Josiah Lawson was black and the only named suspect was white, but charges against then 23-year-old Kyle Zoellner were dismissed by a judge last year after a five-day preliminary hearing due to contradictory testimony from witnesses.
Parker and Mack both questioned why the District Attorney’s Office put nearly two dozen people on the stand instead of just the lead investigator and the witness or two needed to meet the lower level of probable cause required to hold a suspect over for trial.
While noting that Zoellner’s defense attorney took the unusual step of not waiving time — meaning the prosecution was rushed to prepare the case — and that the APD didn’t follow standard procedure in immediately notifying the DA’s Office of the homicide investigation, Mack says Lawson’s death wasn’t a “whodunnit” but the result of an altercation where “one person walks away, the other person dies of multiple stab wounds.”
“To me, it’s inexplicable,” Mack says, “other than they just decided to throw everything they had at the wall to see what would stick at the end of the day. That’s not a strategy.”
“So, it’s concerns me in a larger sense that Maggie Fleming is up for reelection with no opponent and that this is how high-profile murder investigations are handled in her office,” she continues. “That concerns me greatly for whoever might be the next victim in Humboldt County.”

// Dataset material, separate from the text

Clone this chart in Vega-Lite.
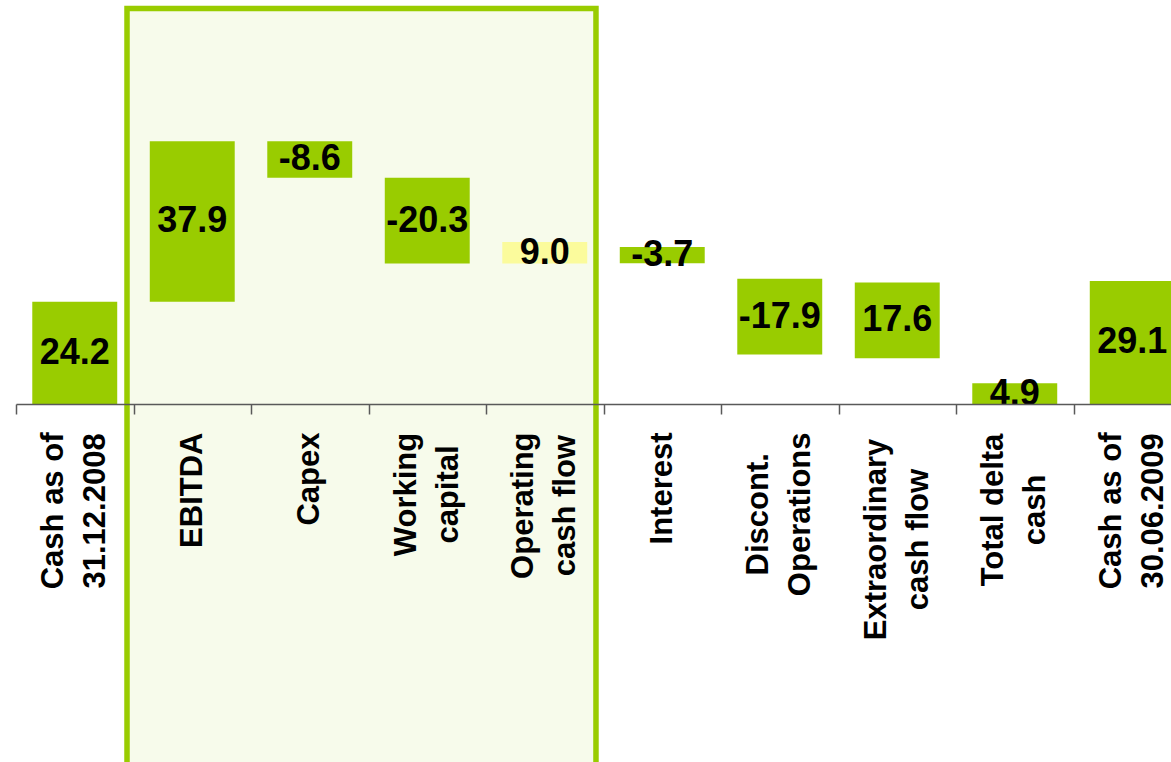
{
  "$schema": "https://vega.github.io/schema/vega-lite/v6.json",
  "width": 1175,
  "height": 404,
  "padding": {"left": 15, "top": 0, "right": 0, "bottom": 0},
  "background": "white",
  "config": {"view": {"stroke": null}},
  "datasets": {
    "steps": [
      {"cat": "Cash as of|31.12.2008", "low": 0, "high": 24.2, "label": "24.2", "kind": "flow"},
      {"cat": "EBITDA", "low": 24.2, "high": 62.1, "label": "37.9", "kind": "flow"},
      {"cat": "Capex", "low": 53.5, "high": 62.1, "label": "-8.6", "kind": "flow"},
      {"cat": "Working|capital", "low": 33.2, "high": 53.5, "label": "-20.3", "kind": "flow"},
      {"cat": "Operating|cash flow", "low": 33.2, "high": 38.3, "label": "9.0", "kind": "highlight"},
      {"cat": "Interest", "low": 33.3, "high": 37.1, "label": "-3.7", "kind": "flow"},
      {"cat": "Discont.|Operations", "low": 11.7, "high": 29.6, "label": "-17.9", "kind": "flow"},
      {"cat": "Extraordinary|cash flow", "low": 10.8, "high": 28.7, "label": "17.6", "kind": "flow"},
      {"cat": "Total delta|cash", "low": 0, "high": 4.9, "label": "4.9", "kind": "flow"},
      {"cat": "Cash as of|30.06.2009", "low": 0, "high": 29.1, "label": "29.1", "kind": "flow"}
    ],
    "box": [
      {"first": "EBITDA", "last": "Operating|cash flow", "top": 93.5, "bottom": -95}
    ]
  },
  "layer": [
    {
      "data": {"name": "box"},
      "mark": {"type": "rect", "fill": "#99cc00", "fillOpacity": 0.08, "stroke": "#99cc00", "strokeWidth": 5.5},
      "encoding": {
        "x": {
          "field": "first", "type": "nominal", "bandPosition": -0.0553,
          "scale": {
            "domain": ["Cash as of|31.12.2008", "EBITDA", "Capex", "Working|capital", "Operating|cash flow", "Interest", "Discont.|Operations", "Extraordinary|cash flow", "Total delta|cash", "Cash as of|30.06.2009"],
            "paddingInner": 0, "paddingOuter": 0
          },
          "axis": {
            "title": null,
            "labelAngle": -90,
            "labelAlign": "center",
            "labelBaseline": "middle",
            "labelFont": "Liberation Sans",
            "labelFontWeight": "bold",
            "labelFontSize": {"condition": {"test": "isString(datum.value)", "value": 31}, "value": 0},
            "labelColor": "black",
            "labelLineHeight": 42,
            "labelLimit": 0,
            "labelExpr": "isString(datum.value) ? split(datum.value, '|') : ''",
            "labelPadding": {"expr": "isString(datum.value) ? [96.4,75.7,64.5,80,91.2,74,99.8,125,95.5,96.4][indexof(['Cash as of|31.12.2008','EBITDA','Capex','Working|capital','Operating|cash flow','Interest','Discont.|Operations','Extraordinary|cash flow','Total delta|cash','Cash as of|30.06.2009'], datum.value)] : 0"},
            "labelOffset": {"expr": "isString(datum.value) && indexof(datum.value, '|') >= 0 ? -21 : 0"},
            "tickBand": "extent",
            "tickSize": 10,
            "tickColor": "#595959",
            "tickWidth": 1.5,
            "domainColor": "#595959",
            "domainWidth": 1.5,
            "grid": false,
            "zindex": 1
          }
        },
        "x2": {"field": "last", "bandPosition": 0.936},
        "y": {"field": "top", "type": "quantitative", "scale": {"domain": [0, 95.5], "nice": false, "zero": false}, "axis": null},
        "y2": {"field": "bottom"}
      }
    },
    {
      "data": {"name": "steps"},
      "mark": {"type": "bar", "width": {"band": 0.723}},
      "encoding": {
        "x": {"field": "cat", "type": "nominal"},
        "y": {"field": "low", "type": "quantitative"},
        "y2": {"field": "high"},
        "color": {"field": "kind", "type": "nominal", "scale": {"domain": ["flow", "highlight"], "range": ["#99cc00", "#fbfb9c"]}, "legend": null}
      }
    },
    {
      "data": {"name": "steps"},
      "transform": [
        {"fold": ["low", "high"], "as": ["end", "v"]},
        {"aggregate": [{"op": "mean", "field": "v", "as": "mid"}], "groupby": ["cat", "label"]}
      ],
      "mark": {"type": "text", "font": "Liberation Sans", "fontWeight": "bold", "fontSize": 36, "baseline": "middle", "align": "center", "color": "black"},
      "encoding": {
        "x": {"field": "cat", "type": "nominal"},
        "y": {"field": "mid", "type": "quantitative"},
        "text": {"field": "label"}
      }
    }
  ]
}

Parker says he believes the main reason why the case hasn’t progressed since then boils down to several factors, with the most pervasive one being a lack of leadership on Chapman’s part.
“Is it laziness on the part of the police department? That happens in the police culture,” he says. “There’s another thing that happens in the police culture and I’ve seen it so many times, that when the police make an arrest in a case, more frequently than not, that’s where the case ends for them and it’s up to the district attorney’s office to take it on from there,” he says. “I don’t know if that’s the case here, perhaps.”
Noting that training was also a likely factor, Parker continues on to say there was one other possible addition to the list: “Is there a subtle racism that is like a wet blanket over this investigation? I don’t know.”
Mack was less couched on whether race may have been a factor.
“I do have to say it’s hard for me to believe, if the tables were turned, if it was Kyle Zoellner who had bled out on a cold cul-de-sac that night and Josiah was the one arrested, that we wouldn’t have already seen a very quick trial and a conviction and a lot of public lamenting of the wasted life of the poor white man,” Mack says. “So, I do have to say it’s hard for me to believe that if the tables were turned that we wouldn’t have an entirely different result.”
Asked what she would like to see happen from here, the attorney says she hopes more public pressure being put on Arcata Mayor Sofia Pereira, District Attorney Maggie Fleming, Diemer and other members of the city council to “switch up the team that’s in charge of the case.”
She says the investigators currently tasked with the job are “essentially waiting for the phone to ring with someone to tell them the answer,” but it became clear months ago that the call wasn’t going to come.
“So, they need to work the case and if they are not willing to work the case, the city needs to hire police officers who are,” Mack says.
For her part, Diemer says she’s confident the investigation is progressing.
“The investigative team, I would say, is all in complete agreement that the best investigative strategy is being pushed forward on this case,” she says. “I think there is an impression out there that it’s not advancing, and that impression is really inaccurate, based on what I know.”
Mack and Parker disagree, saying they see the current investigation on a course that’s just “not going to work.”
Meanwhile, Parker says he would have to think long and hard if he was offered an opportunity to resume his official role in the investigation but there are still ways he can contribute.
“I am still firmly committed to justice for Josiah. I am still firmly committed that this case could be solved and should be solved,” he says.